Continual‐learning‐based framework for structural damage recognition

Existing convolutional neural network (CNN)‐based methods have limitations in long‐term multi‐damage recognition for civil infrastructures. Owing to catastrophic forgetting, the recognition accuracy of such networks decreases when structural damage types keep increasing progressively, not to mention other issues such as an increased number of model parameters and data storage. Thus, this study proposes a continual‐learning‐based damage recognition model (CLDRM) for the recognition of multi‐damage and relevant structural components in civil infrastructures. By integrating the Learning without Forgetting (LwF) method into the residual network with 34 layers, the CLDRM can be continuously trained for multiple recognition tasks without using the data from old tasks. The performance of the CLDRM is experimentally validated through four recognition tasks, namely, damage level, spalling check, component‐type determination, and damage‐type determination, and it is compared to the performance of a conventional CNN with feature extraction, fine‐tuning, duplication and fine‐tuning, and joint training, respectively.

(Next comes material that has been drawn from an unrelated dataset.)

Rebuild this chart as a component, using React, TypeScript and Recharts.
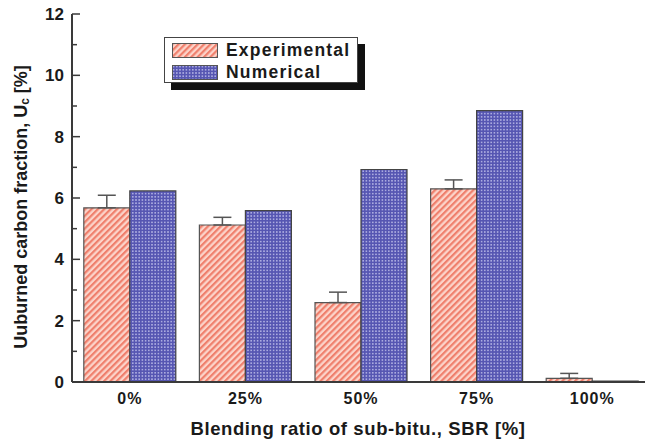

In addition, the effects of changes in three parameters, namely, distillation temperature, feature correlation between tasks, and learning order, are further investigated to explore the optimal model parameters and applicable scenarios in multi‐damage recognition. CLDRM gradually aggregates the features of continuous tasks through knowledge distillation, which provides higher recognition accuracy for both old and new tasks while maintaining the advantages of computational cost and data storage. The research outcome is expected to meet the long‐term requirements of handling progressively increasing multi‐type damage recognition tasks for civil infrastructures.